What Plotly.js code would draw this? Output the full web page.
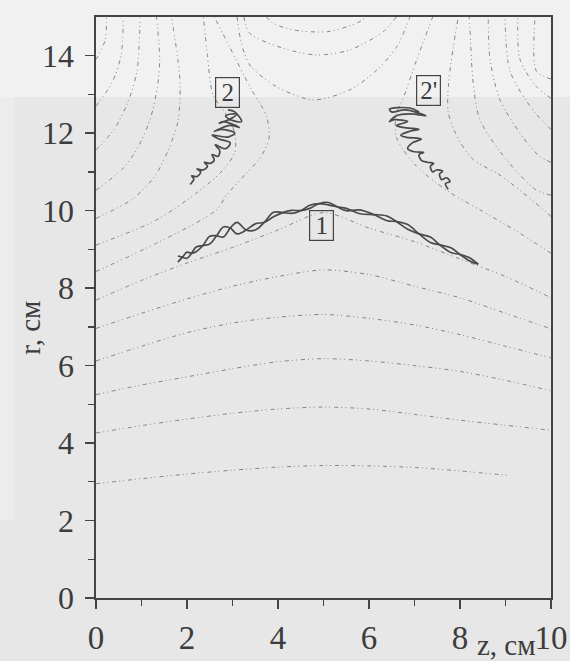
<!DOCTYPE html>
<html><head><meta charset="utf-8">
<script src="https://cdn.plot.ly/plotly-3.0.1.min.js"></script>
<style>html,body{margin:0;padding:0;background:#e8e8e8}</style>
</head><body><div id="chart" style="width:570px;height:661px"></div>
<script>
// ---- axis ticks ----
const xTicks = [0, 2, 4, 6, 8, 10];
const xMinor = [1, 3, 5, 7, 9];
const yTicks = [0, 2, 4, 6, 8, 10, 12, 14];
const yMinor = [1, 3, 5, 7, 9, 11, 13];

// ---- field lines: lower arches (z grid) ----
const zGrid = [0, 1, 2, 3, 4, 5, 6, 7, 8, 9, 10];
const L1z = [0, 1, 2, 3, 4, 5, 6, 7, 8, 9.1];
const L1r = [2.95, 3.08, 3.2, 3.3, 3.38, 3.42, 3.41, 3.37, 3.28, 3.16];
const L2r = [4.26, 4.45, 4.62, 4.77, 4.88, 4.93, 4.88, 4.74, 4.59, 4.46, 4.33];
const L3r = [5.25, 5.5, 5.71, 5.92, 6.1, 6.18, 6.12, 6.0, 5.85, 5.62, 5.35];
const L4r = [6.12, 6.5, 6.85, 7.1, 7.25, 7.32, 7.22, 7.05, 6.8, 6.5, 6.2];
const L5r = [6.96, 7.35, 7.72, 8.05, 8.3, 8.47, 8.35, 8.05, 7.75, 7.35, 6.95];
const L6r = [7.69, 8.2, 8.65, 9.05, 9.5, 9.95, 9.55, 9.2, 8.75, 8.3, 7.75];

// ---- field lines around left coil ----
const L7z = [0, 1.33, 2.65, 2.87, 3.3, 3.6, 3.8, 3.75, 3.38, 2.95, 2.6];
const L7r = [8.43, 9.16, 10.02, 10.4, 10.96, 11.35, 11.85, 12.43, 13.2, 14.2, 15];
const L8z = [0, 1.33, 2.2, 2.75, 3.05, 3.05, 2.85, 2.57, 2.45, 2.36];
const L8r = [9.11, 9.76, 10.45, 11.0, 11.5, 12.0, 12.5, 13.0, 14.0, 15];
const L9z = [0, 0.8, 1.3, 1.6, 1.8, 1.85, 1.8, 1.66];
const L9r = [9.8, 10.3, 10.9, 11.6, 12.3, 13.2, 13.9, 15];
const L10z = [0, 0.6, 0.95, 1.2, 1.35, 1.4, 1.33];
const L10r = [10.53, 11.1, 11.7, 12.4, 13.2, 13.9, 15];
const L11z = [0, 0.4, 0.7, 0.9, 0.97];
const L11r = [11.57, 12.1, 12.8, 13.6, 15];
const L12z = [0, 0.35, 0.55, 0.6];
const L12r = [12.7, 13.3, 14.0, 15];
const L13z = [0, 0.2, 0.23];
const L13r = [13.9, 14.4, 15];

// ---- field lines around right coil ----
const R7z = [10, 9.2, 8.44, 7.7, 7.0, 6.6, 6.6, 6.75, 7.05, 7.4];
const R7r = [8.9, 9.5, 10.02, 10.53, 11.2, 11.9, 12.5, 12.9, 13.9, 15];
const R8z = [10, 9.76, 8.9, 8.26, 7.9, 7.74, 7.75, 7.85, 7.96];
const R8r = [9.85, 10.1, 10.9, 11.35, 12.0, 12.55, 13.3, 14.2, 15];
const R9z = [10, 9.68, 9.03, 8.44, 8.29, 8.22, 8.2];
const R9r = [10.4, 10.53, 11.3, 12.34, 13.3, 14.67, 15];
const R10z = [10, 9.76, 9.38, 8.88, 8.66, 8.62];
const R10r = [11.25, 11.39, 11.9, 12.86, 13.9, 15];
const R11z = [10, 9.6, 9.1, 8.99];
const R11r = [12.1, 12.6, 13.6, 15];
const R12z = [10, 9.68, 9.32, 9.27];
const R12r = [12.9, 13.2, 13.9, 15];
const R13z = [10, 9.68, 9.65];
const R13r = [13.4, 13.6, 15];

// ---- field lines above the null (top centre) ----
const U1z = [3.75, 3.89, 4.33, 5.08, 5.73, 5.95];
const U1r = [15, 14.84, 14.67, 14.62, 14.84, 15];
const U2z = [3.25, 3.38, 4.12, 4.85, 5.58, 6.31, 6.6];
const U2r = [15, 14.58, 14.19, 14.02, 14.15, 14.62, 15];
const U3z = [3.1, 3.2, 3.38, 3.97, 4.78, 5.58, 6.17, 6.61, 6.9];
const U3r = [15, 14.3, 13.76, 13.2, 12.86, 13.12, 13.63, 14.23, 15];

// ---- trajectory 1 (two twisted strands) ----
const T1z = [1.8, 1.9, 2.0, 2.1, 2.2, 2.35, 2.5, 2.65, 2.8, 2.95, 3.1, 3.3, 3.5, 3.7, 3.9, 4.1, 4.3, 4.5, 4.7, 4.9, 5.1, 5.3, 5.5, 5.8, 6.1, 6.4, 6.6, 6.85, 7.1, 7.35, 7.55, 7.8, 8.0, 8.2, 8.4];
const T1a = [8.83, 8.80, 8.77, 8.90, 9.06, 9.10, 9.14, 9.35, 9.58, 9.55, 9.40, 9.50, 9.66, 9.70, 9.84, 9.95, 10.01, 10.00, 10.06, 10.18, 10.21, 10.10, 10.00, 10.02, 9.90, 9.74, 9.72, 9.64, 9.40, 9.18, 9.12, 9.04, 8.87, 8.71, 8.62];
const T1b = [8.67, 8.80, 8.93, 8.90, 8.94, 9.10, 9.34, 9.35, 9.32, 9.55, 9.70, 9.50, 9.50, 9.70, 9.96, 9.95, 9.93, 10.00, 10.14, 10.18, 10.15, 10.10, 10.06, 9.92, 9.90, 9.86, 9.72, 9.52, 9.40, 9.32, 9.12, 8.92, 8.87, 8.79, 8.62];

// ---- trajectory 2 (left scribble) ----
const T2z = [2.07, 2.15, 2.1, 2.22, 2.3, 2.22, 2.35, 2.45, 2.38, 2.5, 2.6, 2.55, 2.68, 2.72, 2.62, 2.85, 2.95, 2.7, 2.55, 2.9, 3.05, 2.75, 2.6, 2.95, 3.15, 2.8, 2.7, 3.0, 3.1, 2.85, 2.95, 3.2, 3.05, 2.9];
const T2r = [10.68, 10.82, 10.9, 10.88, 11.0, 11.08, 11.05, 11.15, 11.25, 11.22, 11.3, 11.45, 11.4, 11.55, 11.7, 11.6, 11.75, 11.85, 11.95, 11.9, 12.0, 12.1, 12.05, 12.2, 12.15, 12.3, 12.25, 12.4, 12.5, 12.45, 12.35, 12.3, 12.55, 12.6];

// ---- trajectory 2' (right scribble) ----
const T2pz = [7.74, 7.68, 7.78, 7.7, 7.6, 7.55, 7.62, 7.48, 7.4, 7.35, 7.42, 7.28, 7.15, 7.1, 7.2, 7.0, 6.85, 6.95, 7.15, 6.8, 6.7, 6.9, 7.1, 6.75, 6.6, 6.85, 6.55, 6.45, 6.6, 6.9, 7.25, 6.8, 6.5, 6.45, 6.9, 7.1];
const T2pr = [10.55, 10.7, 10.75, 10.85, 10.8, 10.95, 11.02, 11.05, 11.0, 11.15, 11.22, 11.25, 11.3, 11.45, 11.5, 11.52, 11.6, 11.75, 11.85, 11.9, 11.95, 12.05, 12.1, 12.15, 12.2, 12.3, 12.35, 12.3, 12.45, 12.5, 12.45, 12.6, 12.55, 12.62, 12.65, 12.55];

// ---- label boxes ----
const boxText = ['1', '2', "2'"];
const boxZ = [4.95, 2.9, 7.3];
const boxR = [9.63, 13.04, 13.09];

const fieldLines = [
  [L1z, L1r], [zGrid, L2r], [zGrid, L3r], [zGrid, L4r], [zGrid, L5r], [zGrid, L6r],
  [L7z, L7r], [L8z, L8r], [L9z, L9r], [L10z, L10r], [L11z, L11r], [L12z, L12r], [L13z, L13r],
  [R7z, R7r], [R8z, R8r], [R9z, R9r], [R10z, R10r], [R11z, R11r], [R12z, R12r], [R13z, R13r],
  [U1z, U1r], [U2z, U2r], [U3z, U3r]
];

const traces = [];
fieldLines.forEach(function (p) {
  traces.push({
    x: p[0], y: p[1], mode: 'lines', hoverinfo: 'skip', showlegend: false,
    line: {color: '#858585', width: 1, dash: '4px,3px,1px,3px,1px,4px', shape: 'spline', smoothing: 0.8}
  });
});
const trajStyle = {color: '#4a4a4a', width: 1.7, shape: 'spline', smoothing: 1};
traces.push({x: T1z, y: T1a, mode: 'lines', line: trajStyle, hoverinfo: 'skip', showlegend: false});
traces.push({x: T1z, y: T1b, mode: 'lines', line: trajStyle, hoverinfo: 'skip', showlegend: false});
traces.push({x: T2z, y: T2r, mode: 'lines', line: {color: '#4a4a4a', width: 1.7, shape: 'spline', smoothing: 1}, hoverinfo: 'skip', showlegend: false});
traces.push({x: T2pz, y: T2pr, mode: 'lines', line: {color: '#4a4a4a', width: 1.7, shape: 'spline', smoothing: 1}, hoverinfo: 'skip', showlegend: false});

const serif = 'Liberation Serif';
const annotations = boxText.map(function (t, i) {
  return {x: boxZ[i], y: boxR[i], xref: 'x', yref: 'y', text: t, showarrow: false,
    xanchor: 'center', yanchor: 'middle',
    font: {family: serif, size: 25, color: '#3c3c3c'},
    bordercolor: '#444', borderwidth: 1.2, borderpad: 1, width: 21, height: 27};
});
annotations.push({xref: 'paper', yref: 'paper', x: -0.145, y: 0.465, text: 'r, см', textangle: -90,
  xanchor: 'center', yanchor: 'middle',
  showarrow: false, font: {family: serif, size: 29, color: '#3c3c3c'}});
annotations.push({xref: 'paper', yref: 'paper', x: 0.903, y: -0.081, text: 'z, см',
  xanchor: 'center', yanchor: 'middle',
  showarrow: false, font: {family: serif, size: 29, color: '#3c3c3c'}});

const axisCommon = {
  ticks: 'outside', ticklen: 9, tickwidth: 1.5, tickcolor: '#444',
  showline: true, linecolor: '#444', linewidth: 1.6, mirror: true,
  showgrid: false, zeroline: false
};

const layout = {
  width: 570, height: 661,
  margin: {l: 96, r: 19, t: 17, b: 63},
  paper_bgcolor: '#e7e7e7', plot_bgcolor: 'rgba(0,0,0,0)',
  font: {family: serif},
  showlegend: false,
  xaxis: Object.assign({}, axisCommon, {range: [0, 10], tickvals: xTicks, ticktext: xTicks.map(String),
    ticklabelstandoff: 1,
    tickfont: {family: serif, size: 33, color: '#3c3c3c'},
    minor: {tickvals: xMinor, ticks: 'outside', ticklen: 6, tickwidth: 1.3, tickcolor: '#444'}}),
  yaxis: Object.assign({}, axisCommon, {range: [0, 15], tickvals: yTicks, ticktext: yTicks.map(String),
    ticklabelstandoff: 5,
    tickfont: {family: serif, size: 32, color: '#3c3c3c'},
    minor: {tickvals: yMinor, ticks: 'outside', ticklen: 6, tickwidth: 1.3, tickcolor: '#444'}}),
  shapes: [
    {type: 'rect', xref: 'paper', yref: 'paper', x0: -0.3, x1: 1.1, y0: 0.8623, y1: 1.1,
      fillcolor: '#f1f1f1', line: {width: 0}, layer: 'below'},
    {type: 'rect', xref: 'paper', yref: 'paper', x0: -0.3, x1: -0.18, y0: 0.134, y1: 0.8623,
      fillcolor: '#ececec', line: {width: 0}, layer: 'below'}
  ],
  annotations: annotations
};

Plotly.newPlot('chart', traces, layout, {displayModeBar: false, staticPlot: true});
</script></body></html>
*-*-*
* SET PROBLEM *
Repeat, exactly and in full, each line from the start of the data to the line that contains "8.75, 8.3, 7.75];". Pictures do not go in.

* RESPONSE TO THIS EXERCISE *
What Plotly.js code would draw this? Output the full web page.
<!DOCTYPE html>
<html><head><meta charset="utf-8">
<script src="https://cdn.plot.ly/plotly-3.0.1.min.js"></script>
<style>html,body{margin:0;padding:0;background:#e8e8e8}</style>
</head><body><div id="chart" style="width:570px;height:661px"></div>
<script>
// ---- axis ticks ----
const xTicks = [0, 2, 4, 6, 8, 10];
const xMinor = [1, 3, 5, 7, 9];
const yTicks = [0, 2, 4, 6, 8, 10, 12, 14];
const yMinor = [1, 3, 5, 7, 9, 11, 13];

// ---- field lines: lower arches (z grid) ----
const zGrid = [0, 1, 2, 3, 4, 5, 6, 7, 8, 9, 10];
const L1z = [0, 1, 2, 3, 4, 5, 6, 7, 8, 9.1];
const L1r = [2.95, 3.08, 3.2, 3.3, 3.38, 3.42, 3.41, 3.37, 3.28, 3.16];
const L2r = [4.26, 4.45, 4.62, 4.77, 4.88, 4.93, 4.88, 4.74, 4.59, 4.46, 4.33];
const L3r = [5.25, 5.5, 5.71, 5.92, 6.1, 6.18, 6.12, 6.0, 5.85, 5.62, 5.35];
const L4r = [6.12, 6.5, 6.85, 7.1, 7.25, 7.32, 7.22, 7.05, 6.8, 6.5, 6.2];
const L5r = [6.96, 7.35, 7.72, 8.05, 8.3, 8.47, 8.35, 8.05, 7.75, 7.35, 6.95];
const L6r = [7.69, 8.2, 8.65, 9.05, 9.5, 9.95, 9.55, 9.2, 8.75, 8.3, 7.75];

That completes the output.